骆以极脑补了一场腥风血雨的打斗,自己把自己吓得满身冷汗,话也密集起来。
在外人眼里,邢恕只是一个因为强悍而被安全局奉为上宾的驱魔师,所以在刚才听说邢恕身上有残留魔气的时候,第一反应就是抓紧时间观测。
但骆以极和邢恕的关系却要深厚的多,自然也更担心他个人的安危。
不过,他在这头心神不宁地担忧半天,邢恕却优哉游哉地坐在他的办公椅上打着哈欠:“没暴露,严格说起来,他什么都还不知道。”
“他不知道,那为什么攻击你。”
骆以极愣了愣,“你到底做了什么?”
邢恕懒懒说:“总之拿到样本了,方法别管。”
“……那你的伤呢?就这样没问题?要不要去医疗室一趟。”
骆以极总觉得邢恕肯定瞒了他什么。
“不用。”
邢恕满不在乎道,“断了两根骨头而已。”
骆以极喊了声:“什、什么?!”
“嘘。”
邢恕揉揉耳朵,“太吵了。”
骆以极气得头顶直冒烟:“你骨头都断了,还不去马上去医院,坐这儿当大爷就能好了?”
“我等结果。”
邢恕的回答非常简洁。
骆以极顿时不说话了。
他平静下来,才现邢恕今天有诸多不正常之处。
从对大家过于礼貌的态度,到主动成为实验观测对象,以及现在,被恶魔打断了两根肋骨居然不见愤怒的迹象,还好整以暇地等待最终结果。
哪一点看着都不像邢恕了。
“对了。”
邢恕忽然又说,“你把叶西杳从小到大的所有资料再拷一份给我。”
骆以极已经对他的不正常感到麻木了:“你上次不是说看了没用,还把它撕毁了。说什么反正恶魔不都是那样……”
“他不一样。”
邢恕指节点点桌面,打断骆以极,说,“再给我看看。”
骆以极看着他:“我怎么觉得你心里好像有答案了,不打算汇报一下?”
“还只是猜测,需要更多证据支撑。”
邢恕也回看他,把骆以极的试探给堵了回去,“你要是很闲,就去实验室监督他们,早点出结果,你就能早点听到我的答案。”

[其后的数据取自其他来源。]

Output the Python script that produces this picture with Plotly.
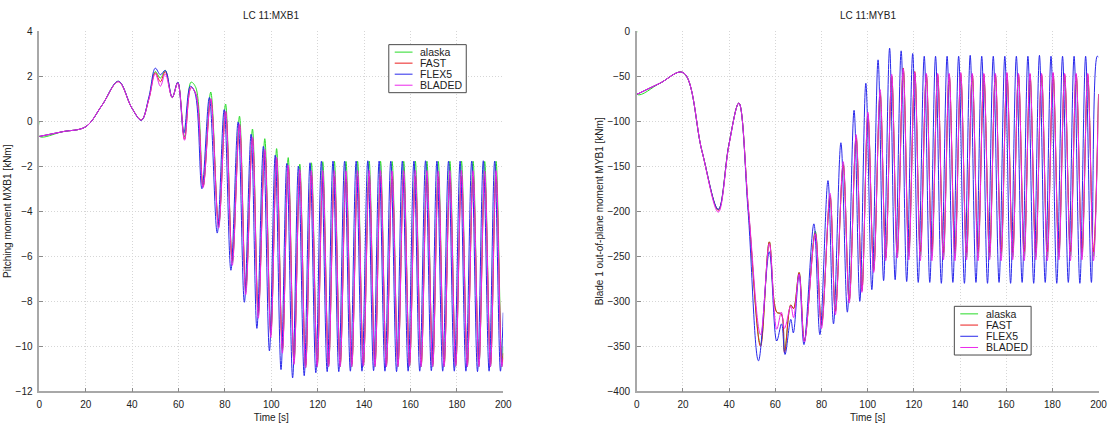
import plotly.graph_objects as go

# ---------------------------------------------------------------------------
# Load case 11: blade root moments, four aero-elastic codes compared.
# Each series is stored as its turning points (time [s], moment [kNm]).
# ---------------------------------------------------------------------------

series_names = ["alaska", "FAST", "FLEX5", "BLADED"]

# ----- Pitching moment MXB1 [kNm] -----
mxb1_t_flex5 = [
    0, 10, 20, 27, 34.1, 39.8, 44.0, 47.3, 50.0, 52.2, 54.3, 57.3, 59.7,
    62.3, 65.1, 67.1, 70.1, 73.3, 76.7, 79.7, 82.6, 85.7, 88.4, 91.3, 93.8, 96.6,
    99.2, 101.7, 104.2, 106.7, 109.2, 111.7, 114.2, 116.7, 119.2, 121.6, 124.1,
    126.6, 129.1, 131.6, 134.1, 136.6, 139.1, 141.6, 144.1, 146.5, 149.0,
    151.5, 154.0, 156.5, 159.0, 161.5, 164.0, 166.5, 169.0, 171.4, 173.9,
    176.4, 178.9, 181.4, 183.9, 186.4, 188.9, 191.4, 193.9, 196.3, 198.8, 200,
]
mxb1_t_lag = [
    0, 10, 20, 27, 34.1, 39.8, 44.0, 47.3, 50.0, 52.2, 54.3, 57.3, 59.7,
    62.6, 65.4, 67.5, 70.6, 73.9, 77.3, 80.3, 83.2, 86.3, 89.0, 91.9, 94.4, 97.2,
    99.8, 102.3, 104.8, 107.3, 109.8, 112.3, 114.8, 117.3, 119.8, 122.2, 124.7,
    127.2, 129.7, 132.2, 134.7, 137.2, 139.7, 142.2, 144.7, 147.1, 149.6,
    152.1, 154.6, 157.1, 159.6, 162.1, 164.6, 167.1, 169.6, 172.0, 174.5,
    177.0, 179.5, 182.0, 184.5, 187.0, 189.5, 192.0, 194.5, 196.9, 199.4, 200,
]
mxb1_t_alaska = [
    0, 0.05, 10, 20, 27, 34.1, 39.8, 44.0, 47.3, 50.0, 52.2, 54.3, 57.3, 59.7,
    62.6, 65.4, 67.5, 70.6, 73.9, 77.3, 80.3, 83.2, 86.3, 89.0, 91.9, 94.4, 97.2,
    99.8, 102.3, 104.8, 107.3, 109.8, 112.3, 114.8, 117.3, 119.8, 122.2, 124.7,
    127.2, 129.7, 132.2, 134.7, 137.2, 139.7, 142.2, 144.7, 147.1, 149.6,
    152.1, 154.6, 157.1, 159.6, 162.1, 164.6, 167.1, 169.6, 172.0, 174.5,
    177.0, 179.5, 182.0, 184.5, 187.0, 189.5, 192.0, 194.5, 196.9, 199.4, 200,
]

mxb1_alaska = [
    0.0, -0.68, -0.47, -0.25, 0.7, 1.77, 0.6, 0.05, 1.05, 2.2, 1.91, 2.25, 1.05, 1.73,
    -0.7, 1.73, 1.48, -2.9, 1.29, -4.7, 0.76, -6.3, 0.22, -7.6, -0.35, -8.65, -0.78,
    -9.5, -1.22, -10.2, -1.62, -10.75, -1.91, -10.95, -1.85, -10.9, -1.8, -10.9,
    -1.78, -10.9, -1.79, -10.9, -1.78, -10.88, -1.77, -10.9, -1.78, -10.9,
    -1.79, -10.9, -1.78, -10.88, -1.77, -10.9, -1.78, -10.9, -1.79, -10.9,
    -1.78, -10.88, -1.77, -10.9, -1.78, -10.9, -1.79, -10.9, -1.78, -10.9, -10.0,
]
mxb1_fast = [
    -0.68, -0.47, -0.25, 0.7, 1.75, 0.6, 0.05, 1.0, 2.15, 1.75, 2.2, 1.05, 1.7,
    -0.8, 1.5, 1.2, -2.9, 0.97, -4.6, 0.4, -6.2, -0.18, -7.4, -0.78, -8.5, -1.33,
    -9.35, -1.69, -10.1, -2.05, -10.6, -2.3, -10.85, -2.4, -10.82, -2.45, -10.8,
    -2.45, -10.8, -2.46, -10.8, -2.45, -10.78, -2.44, -10.8, -2.45, -10.8,
    -2.46, -10.8, -2.45, -10.78, -2.44, -10.8, -2.45, -10.8, -2.46, -10.8,
    -2.45, -10.78, -2.44, -10.8, -2.45, -10.8, -2.46, -10.8, -2.45, -10.8, -10.3,
]
mxb1_flex5 = [
    -0.68, -0.47, -0.25, 0.7, 1.77, 0.6, 0.03, 1.1, 2.35, 2.06, 2.25, 1.05, 1.73,
    -0.54, 1.55, 1.26, -3.0, 1.05, -4.97, 0.51, -6.62, -0.04, -8.04, -0.58, -9.2, -1.12,
    -10.2, -1.51, -11.03, -1.88, -11.4, -2.0, -11.3, -1.85, -11.17, -1.78, -11.12,
    -1.77, -11.12, -1.78, -11.10, -1.77, -11.10, -1.76, -11.08, -1.77, -11.10,
    -1.78, -11.12, -1.77, -11.10, -1.77, -11.10, -1.76, -11.08, -1.77, -11.10,
    -1.78, -11.10, -1.77, -11.10, -1.77, -11.12, -1.76, -11.10, -1.77, -11.10, -8.5,
]
mxb1_bladed = [
    -0.68, -0.47, -0.25, 0.7, 1.75, 0.6, 0.05, 1.0, 2.1, 1.55, 2.1, 1.05, 1.7,
    -0.85, 1.48, 1.2, -2.95, 1.0, -4.75, 0.45, -6.4, -0.12, -7.7, -0.7, -8.75, -1.25,
    -9.6, -1.6, -10.3, -1.95, -10.8, -2.15, -10.95, -2.2, -10.9, -2.2, -10.9,
    -2.2, -10.9, -2.21, -10.9, -2.2, -10.88, -2.19, -10.9, -2.2, -10.9,
    -2.21, -10.9, -2.2, -10.88, -2.19, -10.9, -2.2, -10.9, -2.21, -10.9,
    -2.2, -10.88, -2.19, -10.9, -2.2, -10.9, -2.21, -10.9, -2.2, -10.9, -10.5,
]

# ----- Blade 1 out-of-plane moment MYB1 [kNm] -----
myb1_t_flex5 = [
    0, 10, 20, 28.2, 35.3, 39.9, 44.2, 48.2, 52.7, 57.4,
    60.6, 62.7, 64.2, 66.7, 67.8, 70.3, 72.4, 76.7, 79.3, 82.8,
    85.2, 88.4, 91.2, 94.1, 96.6,
    99.2, 101.8, 104.5, 106.9, 109.5, 111.9, 114.5, 116.9, 119.5, 121.9, 124.5,
    126.9, 129.4, 131.9, 134.4, 136.9, 139.4, 141.9, 144.4, 146.9, 149.4,
    151.9, 154.4, 156.9, 159.4, 161.9, 164.4, 166.9, 169.4, 171.9, 174.4,
    176.9, 179.4, 181.9, 184.4, 186.9, 189.4, 191.9, 194.4, 196.9, 199.4, 200,
]
myb1_t_lag = [
    0, 10, 20, 28.2, 35.3, 39.9, 44.2, 48.4, 53.6, 57.4,
    60.6, 62.6, 64.0, 66.7, 67.9, 70.3, 72.6, 77.3, 80.0, 83.7,
    86.0, 89.4, 92.0, 95.0, 97.5,
    100.1, 102.6, 105.4, 107.8, 110.4, 112.8, 115.4, 117.8, 120.4, 122.8, 125.4,
    127.8, 130.3, 132.8, 135.3, 137.8, 140.3, 142.8, 145.3, 147.8, 150.3,
    152.8, 155.3, 157.8, 160.3, 162.8, 165.3, 167.8, 170.3, 172.8, 175.3,
    177.8, 180.3, 182.8, 185.3, 187.8, 190.3, 192.8, 195.3, 197.8, 200,
]
myb1_t_alaska = [
    0, 0.05, 10, 20, 28.2, 35.3, 39.9, 44.2, 48.4, 53.6, 57.4,
    60.6, 62.6, 64.0, 66.7, 67.9, 70.3, 72.6, 77.3, 80.0, 83.7,
    86.0, 89.4, 92.0, 95.0, 97.5,
    100.1, 102.6, 105.4, 107.8, 110.4, 112.8, 115.4, 117.8, 120.4, 122.8, 125.4,
    127.8, 130.3, 132.8, 135.3, 137.8, 140.3, 142.8, 145.3, 147.8, 150.3,
    152.8, 155.3, 157.8, 160.3, 162.8, 165.3, 167.8, 170.3, 172.8, 175.3,
    177.8, 180.3, 182.8, 185.3, 187.8, 190.3, 192.8, 195.3, 197.8, 200,
]

myb1_alaska = [
    0, -70.3, -58, -46, -133, -198, -126, -80, -200, -348, -234,
    -312, -314, -355, -304, -308, -268, -344, -222, -327, -182,
    -311, -147, -299, -117, -288,
    -92, -264, -68, -252, -50, -250, -43, -250, -47, -250, -50,
    -250, -50, -251, -50, -250, -49, -251, -50, -250, -50,
    -251, -50, -250, -49, -251, -50, -250, -50, -251, -50,
    -250, -49, -251, -50, -250, -50, -251, -50, -250, -70,
]
myb1_fast = [
    -70.3, -58, -46, -133, -199, -126, -80, -200, -350, -234,
    -312, -314, -357, -304, -308, -268, -344, -224, -326, -184,
    -311, -149, -299, -119, -288,
    -93, -266, -70, -252, -50, -246, -41, -245, -45, -245, -48,
    -245, -48, -246, -48, -245, -47, -246, -48, -245, -48,
    -246, -48, -245, -47, -246, -48, -245, -48, -246, -48,
    -245, -47, -246, -48, -245, -48, -246, -48, -245, -70,
]
myb1_flex5 = [
    -70.3, -58, -46, -133, -198, -126, -80, -200, -366, -245,
    -344, -325, -359, -320, -335, -270, -348, -214, -337, -166,
    -325, -124, -312, -88, -300,
    -58, -287, -32, -277, -19, -276, -22, -278, -25, -279, -28,
    -279, -28, -280, -28, -279, -28, -280, -27, -279, -28,
    -280, -28, -279, -28, -280, -28, -279, -28, -280, -27,
    -279, -28, -280, -28, -279, -28, -280, -28, -279, -28, -29,
]
myb1_bladed = [
    -70.3, -58, -46, -133, -201, -127, -80, -198, -337, -236,
    -331, -312, -330, -305, -318, -270, -345, -225, -330, -180,
    -315, -145, -302, -115, -290,
    -90, -268, -65, -255, -48, -252, -42, -254, -46, -255, -47,
    -255, -47, -254, -47, -255, -46, -254, -47, -255, -47,
    -254, -47, -255, -46, -254, -47, -255, -47, -254, -47,
    -255, -46, -254, -47, -255, -47, -254, -47, -255, -70,
]

x_ticks = [0, 20, 40, 60, 80, 100, 120, 140, 160, 180, 200]
mxb1_ticks = [4, 2, 0, -2, -4, -6, -8, -10, -12]
myb1_ticks = [0, -50, -100, -150, -200, -250, -300, -350, -400]

# ---------------------------------------------------------------------------
line_colors = {
    "alaska": "rgb(40,220,40)",
    "FAST": "rgb(235,30,30)",
    "FLEX5": "rgb(40,40,235)",
    "BLADED": "rgb(235,40,235)",
}

panels = [
    dict(
        t={"alaska": mxb1_t_alaska, "FAST": mxb1_t_lag,
           "FLEX5": mxb1_t_flex5, "BLADED": mxb1_t_lag},
        y={"alaska": mxb1_alaska, "FAST": mxb1_fast,
           "FLEX5": mxb1_flex5, "BLADED": mxb1_bladed},
        xaxis="x", yaxis="y",
        legend_box=(390, 40.7, 468.3, 90.0),   # left, top, right, bottom [px]
    ),
    dict(
        t={"alaska": myb1_t_alaska, "FAST": myb1_t_lag,
           "FLEX5": myb1_t_flex5, "BLADED": myb1_t_lag},
        y={"alaska": myb1_alaska, "FAST": myb1_fast,
           "FLEX5": myb1_flex5, "BLADED": myb1_bladed},
        xaxis="x2", yaxis="y2",
        legend_box=(961.7, 309.3, 1039.3, 359.3),
    ),
]

FONT = "Liberation Sans, Arial, sans-serif"
W, H = 1113, 426
TXT = "#222222"


def px_x(v):
    return v / W


def px_y(v):
    return 1 - v / H


fig = go.Figure()
for p in panels:
    for name in series_names:
        fig.add_trace(go.Scatter(
            x=p["t"][name], y=p["y"][name], name=name, mode="lines",
            line=dict(color=line_colors[name], width=1, shape="spline", smoothing=1.0),
            xaxis=p["xaxis"], yaxis=p["yaxis"], showlegend=False,
            hoverinfo="skip",
        ))

# Compact boxed legends (one per panel), MATLAB style
shapes = []
annotations = []
for p in panels:
    x0, y0, x1, y1 = p["legend_box"]
    shapes.append(dict(type="rect", xref="paper", yref="paper",
                       x0=px_x(x0), x1=px_x(x1), y0=px_y(y1), y1=px_y(y0),
                       line=dict(color="#4a4a4a", width=1), fillcolor="white",
                       layer="above"))
    row_h = (y1 - y0 - 4) / len(series_names)
    for i, name in enumerate(series_names):
        yc = y0 + 2 + row_h * (i + 0.5)
        shapes.append(dict(type="line", xref="paper", yref="paper",
                           x0=px_x(x0 + 6), x1=px_x(x0 + 24), y0=px_y(yc), y1=px_y(yc),
                           line=dict(color=line_colors[name], width=1), layer="above"))
        annotations.append(dict(text=name, xref="paper", yref="paper",
                                x=px_x(x0 + 30), y=px_y(yc), xanchor="left",
                                yanchor="middle", showarrow=False,
                                font=dict(family=FONT, size=10.5, color=TXT)))

axis_common = dict(
    showline=True, linecolor="#a8a8a8", linewidth=1.5,
    ticks="inside", ticklen=4, tickcolor="#8a8a8a", tickwidth=1,
    showgrid=True, gridcolor="#d6d6d6", griddash="1px,2px", gridwidth=1,
    zeroline=False, mirror=False,
    tickfont=dict(family=FONT, size=10, color=TXT),
    title_font=dict(family=FONT, size=10, color=TXT),
    fixedrange=True,
)

y_dom = [px_y(396.7), px_y(26.7)]
left_dom = [px_x(36.7), px_x(505.7)]
right_dom = [px_x(640.7), px_x(1107.5)]

annotations += [
    dict(text="LC 11:MXB1", x=(left_dom[0] + left_dom[1]) / 2, y=px_y(11),
         xref="paper", yref="paper", xanchor="center", yanchor="middle",
         showarrow=False, font=dict(family=FONT, size=10, color=TXT)),
    dict(text="LC 11:MYB1", x=(right_dom[0] + right_dom[1]) / 2, y=px_y(11),
         xref="paper", yref="paper", xanchor="center", yanchor="middle",
         showarrow=False, font=dict(family=FONT, size=10, color=TXT)),
]

fig.update_layout(
    width=W, height=H,
    margin=dict(l=0, r=0, t=0, b=0),
    paper_bgcolor="white", plot_bgcolor="white",
    font=dict(family=FONT, size=10, color=TXT),
    xaxis=dict(domain=left_dom, range=[0, 200], tickvals=x_ticks, anchor="y",
               ticklabelstandoff=3,
               title=dict(text="Time [s]", standoff=5), **axis_common),
    yaxis=dict(domain=y_dom, range=[-12, 4], tickvals=mxb1_ticks, anchor="x",
               ticklabelstandoff=3,
               title=dict(text="Pitching moment MXB1 [kNm]", standoff=2), **axis_common),
    xaxis2=dict(domain=right_dom, range=[0, 200], tickvals=x_ticks, anchor="y2",
                ticklabelstandoff=3,
                title=dict(text="Time [s]", standoff=5), **axis_common),
    yaxis2=dict(domain=y_dom, range=[-400, 0], tickvals=myb1_ticks, anchor="x2",
                ticklabelstandoff=3,
                title=dict(text="Blade 1 out-of-plane moment MYB1 [kNm]", standoff=2),
                **axis_common),
    shapes=shapes,
    annotations=annotations,
    showlegend=False,
)

fig.write_html("out.html")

骆以极知道邢恕在这方面的审慎,如果不是极有把握或者有充分理由佐证,他一般不会直接汇报,否则过多的信息只会干扰任务进度。
这时,骆以极目光有意无意地扫过邢恕的左手。微微一怔。
邢恕常年戴着手套,不分季节,但之前为了不引起叶西杳的怀疑,所以暂时绑了纱布,伪装成受伤。
不知何时起,邢恕把纱布拆了。
那原本继承了戮魔阵的掌心,如今只剩浅浅两道红痕,不仔细看,还以为只是他掌纹太深,不会往别的方向想。
可骆以极最清楚,从邢恕十五六岁开始,他的戮魔阵眼就越来越深,已经和邢恕的骨肉密不可分,随着他驱魔次数增加,范围也越来越大。只要阵眼扩散至心脏,反噬就将不可逆转地迎来大爆。
现在的戮魔阵浅得几乎看不见,必然是邢恕做过了什么。
骆以极刚想开口问,却见邢恕看似无意地盖住了左手掌心,眉眼间似笑非笑地看着他。